The Securities and Exchange Commission (SEC) has doubled down on its decision to shut down Maria Ressa’s news site, Rappler, for violating the constitutional ban on media foreign ownership.
Rappler’s abogado Francis Lim said in a virtual press conference Monday (November 22) that SEC upheld its decision ordering Rappler’s closure despite French-American billionaire Pierre Omidyar’s move to convert his Philippine Depository Receipts (PDR) investment in the website into a “donation.”
“Unfortunately, the SEC submitted a report to the Court of Appeals saying it (donation) has no effect without giving us the opportunity to comment on the effect. We made a very strong case there, and unfortunately, the SEC panel did not ask for our view before submitting its report to the Court of Appeals,” said Lim.
A month after getting its operating permit revoked for violating the anti-Dummy Law, the Corporation Code, and the Securities Regulation Code, Rappler held a press conference in February to thank Omidyar for his generosity in converting his $1.5 million PDR investment into a donation to the firm’s managers, namely:
1) Jennifer V. Chua
2) Marie Fel D. Dalafu
3) Stacy Lynne M. de Jesus
4) Lilibeth Socorro L. Frondoso
5) Glenda M. Gloria
6) Dominic Gabriel L. Go
7) Miriam Grace A. Go
8) Natashya Marianne L. Gutierrez
9) Maria Rosario F. Hofileña
10) Gemma B. Mendoza
11) Pauline Gel C. Occeñola
12) Libertad G. Pascual
13) Maria A. Ressa
14) Anne Louise B. Yosuico
In its January 2018 decision, the SEC panel – composed of Chairperson Teresita Herbosa and Commissioners Antonieta Ibe and Ephyro Luis Amatong – ruled as void the Omidyar PDR for being a “fraudulent transaction.”
The SEC also ordered the revocation of Rappler’s certificate of incorporation for being a “mass media entity that sold control to foreigners” and “existing for no other purpose than to effect a deceptive scheme to circumvent the constitution.”
Rappler ran to the CA in a bid to reverse the SEC’s decision. The latter, however, left it to the SEC to decide whether Omidyar’s donation would cure Rappler’s criminal offense.
SEC found “substantial evidence” that Rappler and its officials “intentionally created an elaborate scheme, upon which its receipt of over a million dollars from a foreign investor would be theoretically defensible.”

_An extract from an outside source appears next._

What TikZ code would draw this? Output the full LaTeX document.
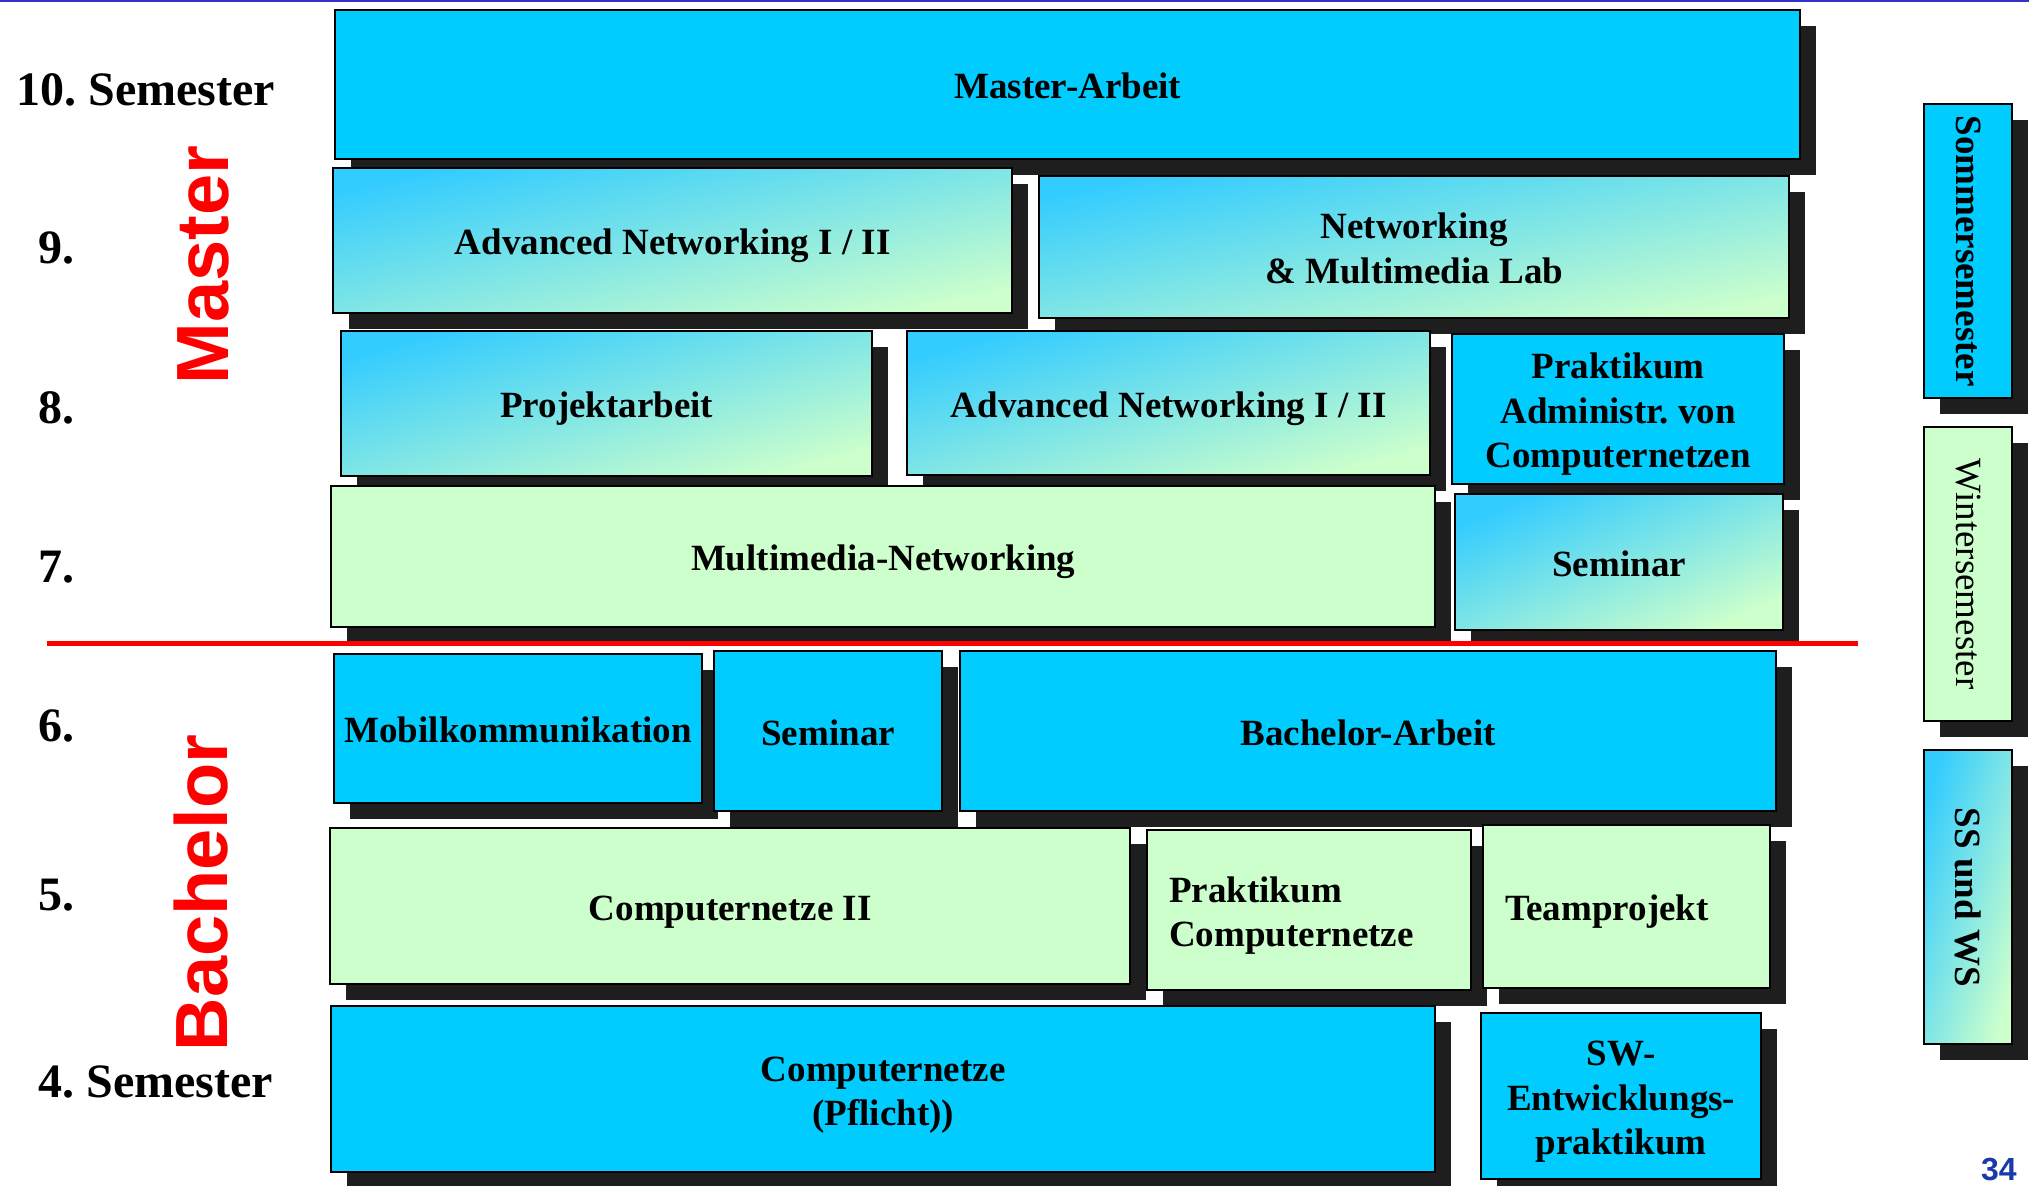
\documentclass[tikz,border=0pt]{standalone}
\usepackage{fontspec}
\setmainfont{Liberation Serif}
\setsansfont{Liberation Sans}
\usepackage{graphicx}
\usetikzlibrary{shadows}
\frenchspacing

\definecolor{cyanfill}{RGB}{0,204,255}
\definecolor{greenfill}{RGB}{204,255,204}
\definecolor{gradtop}{RGB}{51,204,255}
\definecolor{shadowgray}{RGB}{30,30,30}
\definecolor{topblue}{RGB}{51,51,204}
\definecolor{pageblue}{RGB}{26,58,168}

\newcommand{\modfont}{\fontsize{18.5}{22.2}\selectfont}
\newcommand{\semfont}{\fontsize{24}{28.8}\selectfont\bfseries}
\newcommand{\degreefont}{\fontsize{37}{44}\selectfont\sffamily\bfseries}

\tikzset{
  module/.style={draw, line width=1.2pt, anchor=north west, inner sep=0pt, align=center, font=\modfont\bfseries,
    drop shadow={shadow xshift=8pt, shadow yshift=-8pt, fill=shadowgray, opacity=1}},
  cyanmod/.style={module, fill=cyanfill},
  greenmod/.style={module, fill=greenfill},
  shademod/.style={module, top color=gradtop, bottom color=greenfill, shading angle=#1},
  leftmod/.style={align=left, inner xsep=11pt},
  nlines/.style={text height={(#1-1)*22.2pt+16pt}, text depth=2pt},
  nlines/.default=1,
  ntop/.style={text height=16pt, text depth={(#1-1)*22.2pt+2pt}},
  semlabel/.style={anchor=base west, inner sep=0pt, font=\semfont},
  degree/.style={anchor=base, rotate=90, inner sep=0pt, text=red, font=\degreefont},
}

\begin{document}
\begin{tikzpicture}[x=0.5pt, y=-0.5pt]
  \useasboundingbox (0,0) rectangle (2029,1186);
  \draw[topblue, line width=1.25pt] (0,1.25) -- (2029,1.25);

  \node[semlabel] (s10) at (16,106) {10. Semester};
  \node[semlabel] (s9) at (38,264) {9.};
  \node[semlabel] (s8) at (38,424) {8.};
  \node[semlabel] (s7) at (38,583) {7.};
  \node[semlabel] (s6) at (38,742) {6.};
  \node[semlabel] (s5) at (38,910) {5.};
  \node[semlabel] (s4) at (38,1097) {4. Semester};
  \node[degree] (master) at (228,265) {Master};
  \node[degree] (bachelor) at (227,893) {Bachelor};

  \node[cyanmod, nlines, minimum width=732.5pt, minimum height=74.5pt] (ma) at (334,9) {Master-Arbeit};
  \node[shademod=12.05, nlines, minimum width=339.5pt, minimum height=72.5pt] (an9) at (332,167) {Advanced Networking I / II};
  \node[shademod=10.72, nlines=2, minimum width=375pt, minimum height=71pt] (nml) at (1038,175) {Networking\\\& Multimedia Lab};
  \node[shademod=15.27, nlines, minimum width=265.5pt, minimum height=72.5pt] (pa) at (340,330) {Projektarbeit};
  \node[shademod=15.39, nlines, minimum width=261.5pt, minimum height=72pt] (an8) at (906,330) {Advanced Networking I / II};
  \node[cyanmod, nlines=3, minimum width=166pt, minimum height=75pt] (pac) at (1451,333) {Praktikum\\Administr. von\\Computernetzen};
  \node[greenmod, nlines, minimum width=552pt, minimum height=70.5pt] (mmn) at (330,485) {Multimedia-Networking};
  \node[shademod=22.52, nlines, minimum width=164pt, minimum height=68pt] (sem7) at (1454,493) {Seminar};
  \node[cyanmod, nlines, minimum width=184pt, minimum height=74.5pt] (mk) at (333,653) {Mobilkommunikation};
  \node[cyanmod, nlines, minimum width=114pt, minimum height=80pt] (sem6) at (713,650) {Seminar};
  \node[cyanmod, nlines, minimum width=408pt, minimum height=80pt] (ba) at (959,650) {Bachelor-Arbeit};
  \node[greenmod, nlines, minimum width=400pt, minimum height=78pt] (cn2) at (329,827) {Computernetze II};
  \node[greenmod, leftmod, ntop=2, text width=140pt, minimum height=80pt] (pcn) at (1146,829) {Praktikum\\Computernetze};
  \node[greenmod, leftmod, ntop=1, text width=121.5pt, minimum height=81.5pt] (tp) at (1482,824) {Teamprojekt};
  \node[cyanmod, nlines=2, minimum width=552pt, minimum height=83pt] (cnp) at (330,1005) {Computernetze\\(Pflicht))};
  \node[cyanmod, nlines=3, minimum width=140pt, minimum height=83pt] (swe) at (1480,1012) {SW-\\Entwicklungs-\\praktikum};

  \node[cyanmod, minimum width=44pt, minimum height=147pt] (ss) at (1923,103) {\rotatebox{-90}{Sommersemester}};
  \node[greenmod, font=\modfont, minimum width=44pt, minimum height=147pt] (ws) at (1923,426) {\rotatebox{-90}{Wintersemester}};
  \node[shademod=73.34, minimum width=44pt, minimum height=147pt] (sw) at (1923,749) {\rotatebox{-90}{SS und WS}};

  \coordinate (divl) at (47,643.5);
  \coordinate (divr) at (1858,643.5);
  \draw[red, line width=2.5pt] (divl) -- (divr);

  \node[anchor=base east, inner sep=0pt, text=pageblue, font=\fontsize{16}{19}\selectfont\sffamily\bfseries] (page) at (2017,1180) {34};
\end{tikzpicture}
\end{document}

Rappler hatched its scheme to circumvent the Constitution from 2014 to 2015 when it created Rappler Holdings to issue derivatives to two foreign investors – NorthBase Media and Omidyar Network. SEC said Ressa held talks with Omidyar from October to November 201 and April 2014 onwards before Rappler Holdings was formed in December 2014.
Unlike Northbase Media, SEC said Omidyar inserted provisions in his PDR granting not only control to the eBay founder but also “financial returns through a pass-through arrangement without owning stock in the company.”
The SEC said Rappler’s biggest mistake was equating control with ownership of stock or management in the board. It said the website’s move to make it appear that its owners and management were Filipino on paper while granting control or influence over corporate policy to foreign investors via the PDR “is not a harmless circumvention.”